Gaitan has been married to his wife Sylvia, for 34 years. They have two children, Avier and Trey.
Mark S. Hittner, a former standout PSU athlete who lives in Kansas City, Mo., is a National Football League official and part-owner of a Kansas City-based financial services firm.
Hittner has worked as a referee in the NFL for the past 12 years. He served as an official in the last three of six Super Bowls, most recently in Super Bowl XL on Feb. 5, 2006, between the Seattle Seahawks and the Pittsburgh Steelers. He works as a head linesman and wears the uniform number 28.

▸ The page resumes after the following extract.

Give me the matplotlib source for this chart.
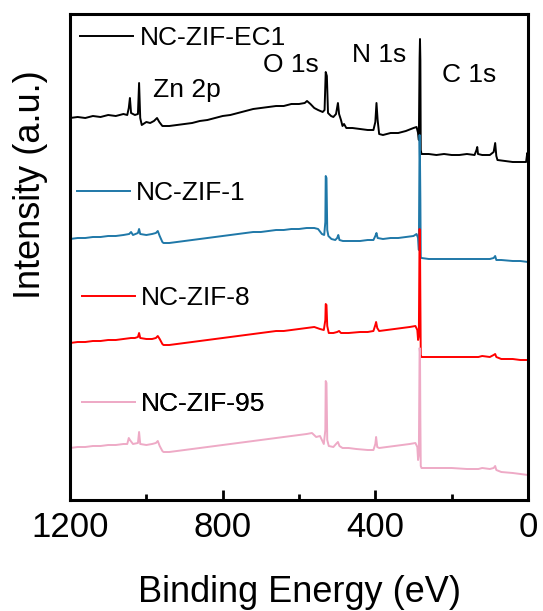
import matplotlib
matplotlib.use("Agg")
import matplotlib.pyplot as plt
from matplotlib.ticker import MultipleLocator

plt.rcParams['font.family'] = ['Liberation Sans', 'DejaVu Sans']

# Survey spectra: binding energy (eV) and offset intensity (a.u.)
e_ec1 = [1200, 1180, 1160, 1140, 1120, 1100, 1080, 1060, 1050, 1046, 1043, 1040, 1030, 1022, 1019, 1016,
         1012, 1000, 990, 980, 972, 966, 958, 940, 920, 900, 880, 860, 840, 820, 800, 780, 760, 740, 720,
         700, 680, 660, 640, 620, 600, 585, 579, 570, 560, 550, 538, 533, 530, 527, 524, 516, 510, 503,
         498, 495, 490, 486, 482, 476, 460, 440, 420, 405, 400, 397, 394, 390, 380, 360, 340, 320, 300,
         292, 288, 286, 284, 283, 282, 281, 279, 260, 240, 220, 200, 180, 160, 140, 135, 133, 131, 120,
         100, 90, 86, 83, 80, 60, 40, 20, 5, 2, 0]
i_ec1 = [382, 383, 382, 384, 383, 385, 384, 386, 385, 392, 402, 387, 385, 386, 417, 382,
         375, 378, 377, 379, 382, 378, 374, 374, 375, 376, 377, 379, 380, 382, 384, 385, 387, 389, 391,
         392, 393, 394, 394, 396, 396, 397, 399, 396, 392, 390, 388, 390, 428, 424, 387, 384, 383, 386,
         397, 386, 380, 374, 376, 372, 372, 371, 370, 370, 378, 397, 380, 366, 365, 367, 367, 369, 372,
         373, 367, 360, 442, 461, 440, 350, 346, 346, 345, 346, 345, 345, 346, 345, 350, 353, 346, 345,
         345, 348, 357, 344, 340, 339, 338, 338, 338, 347, 340]

e_zif1 = [1200, 1180, 1160, 1140, 1120, 1100, 1080, 1060, 1045, 1040, 1035, 1022, 1019, 1016, 1000, 985,
          975, 970, 965, 958, 955, 940, 920, 900, 880, 860, 840, 820, 800, 780, 760, 740, 720, 700, 680,
          660, 640, 620, 600, 580, 560, 550, 540, 534, 531, 530, 528, 526, 523, 515, 505, 500, 497, 494,
          485, 460, 440, 420, 405, 400, 397, 394, 380, 360, 340, 320, 300, 292, 288, 286, 284, 283, 282,
          281, 279, 260, 240, 200, 160, 120, 100, 90, 86, 83, 70, 40, 20, 0]
i_zif1 = [261, 262, 262, 263, 263, 264, 264, 265, 266, 268, 265, 267, 271, 266, 265, 266,
          267, 269, 264, 258, 257, 257, 258, 259, 260, 261, 262, 263, 264, 265, 266, 267, 268, 268, 269,
          270, 270, 271, 271, 272, 272, 271, 266, 265, 278, 324, 322, 270, 264, 261, 260, 262, 265, 260,
          259, 259, 259, 260, 260, 264, 267, 262, 261, 262, 262, 263, 264, 266, 262, 250, 365, 340, 300,
          243, 242, 241, 241, 241, 241, 241, 241, 242, 244, 240, 240, 239, 239, 238]

e_zif8 = [1200, 1180, 1160, 1140, 1120, 1100, 1080, 1060, 1040, 1030, 1022, 1019, 1016, 1000, 985, 975,
          970, 965, 958, 955, 940, 920, 900, 880, 860, 840, 820, 800, 780, 760, 740, 720, 700, 680, 660,
          640, 620, 600, 580, 560, 545, 535, 531, 530, 528, 526, 522, 510, 500, 495, 490, 470, 440, 420,
          405, 400, 398, 395, 390, 370, 350, 330, 310, 295, 290, 288, 286, 284, 283, 282, 281, 279, 260,
          240, 200, 160, 130, 120, 100, 90, 86, 83, 70, 40, 20, 0]
i_zif8 = [157, 158, 158, 159, 159, 160, 160, 161, 162, 162, 163, 167, 162, 161, 161, 162,
          164, 161, 156, 155, 155, 156, 157, 158, 159, 160, 161, 162, 163, 164, 165, 166, 167, 168, 169,
          169, 170, 171, 172, 173, 171, 170, 180, 196, 195, 174, 167, 167, 168, 169, 167, 167, 168, 168,
          169, 175, 178, 172, 169, 170, 171, 172, 173, 174, 170, 160, 164, 271, 260, 200, 145, 143, 143,
          143, 143, 143, 143, 144, 143, 145, 146, 143, 141, 141, 140, 140]

e_zif95 = [1200, 1180, 1160, 1140, 1120, 1100, 1080, 1060, 1050, 1046, 1043, 1035, 1022, 1019, 1016, 1000,
           985, 975, 970, 965, 958, 955, 940, 920, 900, 880, 860, 840, 820, 800, 780, 760, 740, 720, 700,
           680, 660, 640, 620, 600, 580, 566, 555, 545, 535, 531, 530, 528, 526, 522, 510, 503, 498, 494,
           486, 470, 450, 420, 405, 400, 398, 395, 390, 370, 350, 330, 310, 295, 290, 288, 286, 284, 283,
           282, 281, 279, 260, 240, 200, 160, 130, 120, 100, 90, 86, 83, 70, 40, 20, 0]
i_zif95 = [52, 53, 53, 54, 54, 55, 55, 56, 56, 62, 60, 56, 57, 68, 56, 55,
           56, 57, 59, 54, 49, 48, 48, 49, 50, 51, 52, 53, 54, 55, 56, 57, 58, 59, 60,
           61, 62, 63, 64, 65, 66, 67, 63, 64, 56, 70, 119, 117, 60, 54, 53, 56, 58, 54,
           52, 52, 51, 50, 50, 56, 63, 53, 52, 53, 54, 55, 56, 57, 53, 40, 45, 152, 148,
           80, 34, 32, 32, 32, 32, 31, 31, 32, 31, 32, 34, 30, 28, 27, 26, 25]

samples = ['NC-ZIF-EC1', 'NC-ZIF-1', 'NC-ZIF-8', 'NC-ZIF-95']
colors = ['black', '#1f78a8', '#ff0000', '#eeaac6']
energies = [e_ec1, e_zif1, e_zif8, e_zif95]
intensities = [i_ec1, i_zif1, i_zif8, i_zif95]

# peak labels: text, energy, height
peak_names = ['Zn 2p', 'O 1s', 'N 1s', 'C 1s']
peak_e = [982, 694, 461, 225]
peak_h = [410, 435, 445, 425]

# where each sample's legend sits (axes fraction)
legend_pos = [(0.022, 0.951), (0.015, 0.632), (0.026, 0.416), (0.026, 0.198)]

fig = plt.figure(figsize=(5.43, 6.11), dpi=100)
ax = fig.add_axes([70 / 543, 1 - 500 / 611, 458 / 543, 486 / 611])

lines = []
for e, i, c in zip(energies, intensities, colors):
    ln, = ax.plot(e, i, color=c, lw=1.4)
    lines.append(ln)

# one small legend next to each curve
for ln, name, pos in zip(lines, samples, legend_pos):
    leg = ax.legend([ln], [name], loc='center left', bbox_to_anchor=pos, frameon=False,
                    fontsize=19, handlelength=2.0, handletextpad=0.25,
                    borderpad=0, borderaxespad=0)
    ax.add_artist(leg)

for name, e, h in zip(peak_names, peak_e, peak_h):
    ax.text(e, h, name, fontsize=19, ha='left', va='center')

ax.set_xlim(1200, 0)
ax.set_ylim(0, 486)
ax.set_yticks([])
ax.xaxis.set_major_locator(MultipleLocator(400))
ax.xaxis.set_minor_locator(MultipleLocator(200))
ax.tick_params(axis='x', which='major', direction='in', length=7, width=2, labelsize=25, pad=8)
ax.tick_params(axis='x', which='minor', direction='in', length=4, width=2)
for s in ax.spines.values():
    s.set_linewidth(2.2)

ax.set_xlabel('Binding Energy (eV)', fontsize=26, labelpad=22)
ax.set_ylabel('Intensity (a.u.)', fontsize=26)
ax.yaxis.set_label_coords(-0.047, 0.648)

fig.savefig('out.png', dpi=100)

In the NFL, Hittner has officiated 10 post-season assignments including Super Bowls XXXVI, XXXVIII, and XL, in addition to four wild-card, one divisional, and two conference championship games.
Hittner played college football at PSU from 1976-1979, where he was an all-conference quarterback. He was named team MVP his junior and senior years. He was also team captain his senior year, and set a record as PSU's second-leading career passer in yards (4,830). He began officiating junior high and high school football in 1980, and spent 13 seasons as a college football official in the Big Eight/Big Twelve Conference beginning in 1984.
After finishing his bachelor of science degree in business administration in 1979, Hittner worked as an accountant for Phillips Petroleum in Bartlesville, Okla. He moved to Kansas City in 1986, and spent the next 12 years in insurance sales. He founded his own investment firm, Mark Hittner Financial, in 1998, and renamed the business as Premier Financial Partners with the addition of new co-owners a few years ago.
In addition to his dual roles as investor and NFL official, Hittner serves on several committees with the St. Gabriel Catholic Church in Kansas City. He is also a member of the Kansas City Chiefs Ambassadors Group and the Gladstone (Mo.) Area Chamber of Commerce, and frequently gives presentations of his NFL officiating experiences to local organizations.
Hittner and his wife of 26 years, Rebecca, have three sons, Jason, Grant, and Lincoln, and four grandchildren.